= Job =
Copy each line exactly. Drop every picture.

= Recorded information =
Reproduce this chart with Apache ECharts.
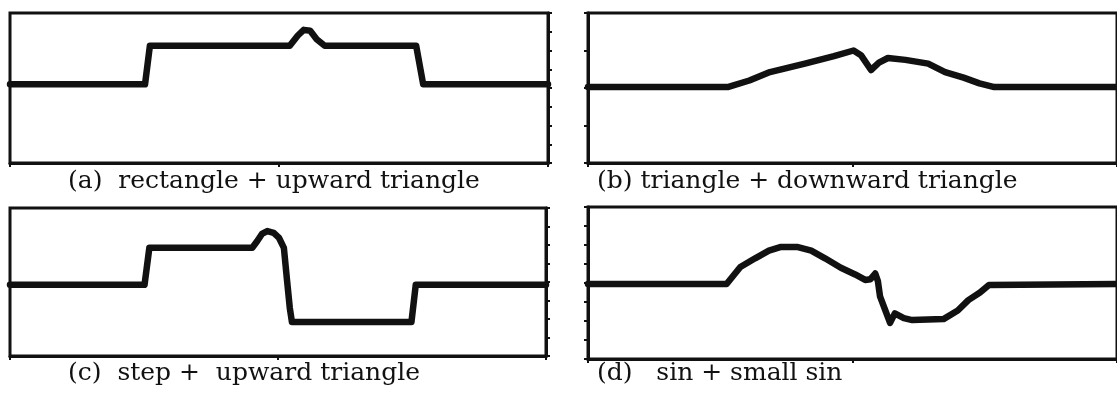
<!DOCTYPE html>
<html>
<head>
<meta charset="utf-8" />
<title>signal shapes</title>
<script src="https://cdn.jsdelivr.net/npm/echarts@6/dist/echarts.min.js"></script>
<style>
  html, body { margin: 0; padding: 0; background: #fff; }
  #chart { width: 1117px; height: 393px; }
</style>
</head>
<body>
<div id="chart"></div>
<script>
// (a) rectangle + upward triangle
const rectX = [0, 25.1, 26.0, 52.0, 53.5, 54.6, 55.8, 57.0, 58.5, 75.5, 76.8, 100];
const rectY = [4.2, 4.2, 6.25, 6.25, 6.8, 7.1, 7.05, 6.6, 6.25, 6.25, 4.2, 4.2];

// (b) triangle + downward triangle
const triX = [0, 26.4, 30.5, 34.4, 41, 46.5, 50.2, 51.6, 53.5, 55, 56.7, 60, 64.3, 67.5, 71, 74, 76.8, 100];
const triY = [4.05, 4.05, 4.4, 4.85, 5.3, 5.7, 6.0, 5.75, 4.96, 5.35, 5.6, 5.5, 5.3, 4.85, 4.55, 4.25, 4.05, 4.05];

// (c) step + upward triangle
const stepX = [0, 25.1, 26.0, 45.2, 46.1, 47.0, 48.0, 49.2, 50.2, 51.1, 51.7, 52.2, 52.6, 74.9, 75.7, 100];
const stepY = [3.85, 3.85, 5.85, 5.85, 6.2, 6.6, 6.75, 6.65, 6.38, 5.84, 4.05, 2.6, 1.84, 1.84, 3.85, 3.85];

// (d) sin + small sin
const sinX = [0, 26.2, 28.8, 31.6, 34.2, 36.5, 39.5, 42.2, 44.8, 47.8, 50.5, 52.4, 53.4, 54.3, 54.8, 55.2, 57.1, 58.0, 59.7, 61.3, 67.2, 69.9, 71.9, 74.1, 75.8, 100];
const sinY = [3.95, 3.95, 4.84, 5.3, 5.7, 5.9, 5.9, 5.7, 5.3, 4.8, 4.45, 4.16, 4.2, 4.5, 4.1, 3.3, 1.9, 2.4, 2.15, 2.05, 2.1, 2.55, 3.1, 3.5, 3.9, 3.95];

const captions = [
  "(a)  rectangle + upward triangle",
  "(b) triangle + downward triangle",
  "(c)  step +  upward triangle",
  "(d)   sin + small sin",
];

const INK = "#111";
const toPairs = (xs, ys) => xs.map((x, i) => [x, ys[i]]);

const grids = [
  { left: 10, top: 13, width: 538, height: 150 },
  { left: 588, top: 13, width: 538, height: 150 },
  { left: 10, top: 208, width: 536, height: 148 },
  { left: 588, top: 207, width: 538, height: 152 },
].map((g) => ({ ...g, show: true, borderColor: INK, borderWidth: 3, containLabel: false }));

const tick = { show: true, inside: false, length: 4, lineStyle: { color: INK, width: 2 } };

const xAxes = grids.map((g, i) => ({
  gridIndex: i,
  type: "value",
  min: 0,
  max: 100,
  interval: 50,
  axisLine: { show: true, onZero: false, lineStyle: { color: INK, width: 3 } },
  axisTick: tick,
  axisLabel: { show: false },
  splitLine: { show: false },
}));

// left panels carry ticks on the right side, right panels on the left side
const ySides = ["right", "left", "right", "left"];
const ySteps = [1, 2, 1, 1];
const yAxes = grids.map((g, i) => ({
  gridIndex: i,
  type: "value",
  position: ySides[i],
  min: 0,
  max: 8,
  interval: ySteps[i],
  axisLine: { show: true, onZero: false, lineStyle: { color: INK, width: 3 } },
  axisTick: tick,
  axisLabel: { show: false },
  splitLine: { show: false },
}));

const seriesData = [
  toPairs(rectX, rectY),
  toPairs(triX, triY),
  toPairs(stepX, stepY),
  toPairs(sinX, sinY),
];

const series = seriesData.map((d, i) => ({
  type: "line",
  xAxisIndex: i,
  yAxisIndex: i,
  data: d,
  showSymbol: false,
  silent: true,
  lineStyle: { color: INK, width: 6.5, cap: "round", join: "round" },
}));

const captionPos = [
  { left: 68, top: 169 },
  { left: 597, top: 169 },
  { left: 68, top: 361 },
  { left: 597, top: 361 },
];

const titles = captions.map((t, i) => ({
  text: t,
  ...captionPos[i],
  padding: 0,
  textStyle: {
    fontFamily: "DejaVu Serif",
    fontWeight: "normal",
    fontSize: 25,
    color: INK,
  },
}));

const option = {
  animation: false,
  backgroundColor: "#fff",
  title: titles,
  grid: grids,
  xAxis: xAxes,
  yAxis: yAxes,
  series: series,
};

const chart = echarts.init(document.getElementById("chart"));
chart.setOption(option);
window.addEventListener("resize", () => chart.resize());
</script>
</body>
</html>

= The output =
Reproduce this chart with Apache ECharts.
<!DOCTYPE html>
<html>
<head>
<meta charset="utf-8" />
<title>signal shapes</title>
<script src="https://cdn.jsdelivr.net/npm/echarts@6/dist/echarts.min.js"></script>
<style>
  html, body { margin: 0; padding: 0; background: #fff; }
  #chart { width: 1117px; height: 393px; }
</style>
</head>
<body>
<div id="chart"></div>
<script>
// (a) rectangle + upward triangle
const rectX = [0, 25.1, 26.0, 52.0, 53.5, 54.6, 55.8, 57.0, 58.5, 75.5, 76.8, 100];
const rectY = [4.2, 4.2, 6.25, 6.25, 6.8, 7.1, 7.05, 6.6, 6.25, 6.25, 4.2, 4.2];

// (b) triangle + downward triangle
const triX = [0, 26.4, 30.5, 34.4, 41, 46.5, 50.2, 51.6, 53.5, 55, 56.7, 60, 64.3, 67.5, 71, 74, 76.8, 100];
const triY = [4.05, 4.05, 4.4, 4.85, 5.3, 5.7, 6.0, 5.75, 4.96, 5.35, 5.6, 5.5, 5.3, 4.85, 4.55, 4.25, 4.05, 4.05];

// (c) step + upward triangle
const stepX = [0, 25.1, 26.0, 45.2, 46.1, 47.0, 48.0, 49.2, 50.2, 51.1, 51.7, 52.2, 52.6, 74.9, 75.7, 100];
const stepY = [3.85, 3.85, 5.85, 5.85, 6.2, 6.6, 6.75, 6.65, 6.38, 5.84, 4.05, 2.6, 1.84, 1.84, 3.85, 3.85];

// (d) sin + small sin
const sinX = [0, 26.2, 28.8, 31.6, 34.2, 36.5, 39.5, 42.2, 44.8, 47.8, 50.5, 52.4, 53.4, 54.3, 54.8, 55.2, 57.1, 58.0, 59.7, 61.3, 67.2, 69.9, 71.9, 74.1, 75.8, 100];
const sinY = [3.95, 3.95, 4.84, 5.3, 5.7, 5.9, 5.9, 5.7, 5.3, 4.8, 4.45, 4.16, 4.2, 4.5, 4.1, 3.3, 1.9, 2.4, 2.15, 2.05, 2.1, 2.55, 3.1, 3.5, 3.9, 3.95];

const captions = [
  "(a)  rectangle + upward triangle",
  "(b) triangle + downward triangle",
  "(c)  step +  upward triangle",
  "(d)   sin + small sin",
];

const INK = "#111";
const toPairs = (xs, ys) => xs.map((x, i) => [x, ys[i]]);

const grids = [
  { left: 10, top: 13, width: 538, height: 150 },
  { left: 588, top: 13, width: 538, height: 150 },
  { left: 10, top: 208, width: 536, height: 148 },
  { left: 588, top: 207, width: 538, height: 152 },
].map((g) => ({ ...g, show: true, borderColor: INK, borderWidth: 3, containLabel: false }));

const tick = { show: true, inside: false, length: 4, lineStyle: { color: INK, width: 2 } };

const xAxes = grids.map((g, i) => ({
  gridIndex: i,
  type: "value",
  min: 0,
  max: 100,
  interval: 50,
  axisLine: { show: true, onZero: false, lineStyle: { color: INK, width: 3 } },
  axisTick: tick,
  axisLabel: { show: false },
  splitLine: { show: false },
}));

// left panels carry ticks on the right side, right panels on the left side
const ySides = ["right", "left", "right", "left"];
const ySteps = [1, 2, 1, 1];
const yAxes = grids.map((g, i) => ({
  gridIndex: i,
  type: "value",
  position: ySides[i],
  min: 0,
  max: 8,
  interval: ySteps[i],
  axisLine: { show: true, onZero: false, lineStyle: { color: INK, width: 3 } },
  axisTick: tick,
  axisLabel: { show: false },
  splitLine: { show: false },
}));

const seriesData = [
  toPairs(rectX, rectY),
  toPairs(triX, triY),
  toPairs(stepX, stepY),
  toPairs(sinX, sinY),
];

const series = seriesData.map((d, i) => ({
  type: "line",
  xAxisIndex: i,
  yAxisIndex: i,
  data: d,
  showSymbol: false,
  silent: true,
  lineStyle: { color: INK, width: 6.5, cap: "round", join: "round" },
}));

const captionPos = [
  { left: 68, top: 169 },
  { left: 597, top: 169 },
  { left: 68, top: 361 },
  { left: 597, top: 361 },
];

const titles = captions.map((t, i) => ({
  text: t,
  ...captionPos[i],
  padding: 0,
  textStyle: {
    fontFamily: "DejaVu Serif",
    fontWeight: "normal",
    fontSize: 25,
    color: INK,
  },
}));

const option = {
  animation: false,
  backgroundColor: "#fff",
  title: titles,
  grid: grids,
  xAxis: xAxes,
  yAxis: yAxes,
  series: series,
};

const chart = echarts.init(document.getElementById("chart"));
chart.setOption(option);
window.addEventListener("resize", () => chart.resize());
</script>
</body>
</html>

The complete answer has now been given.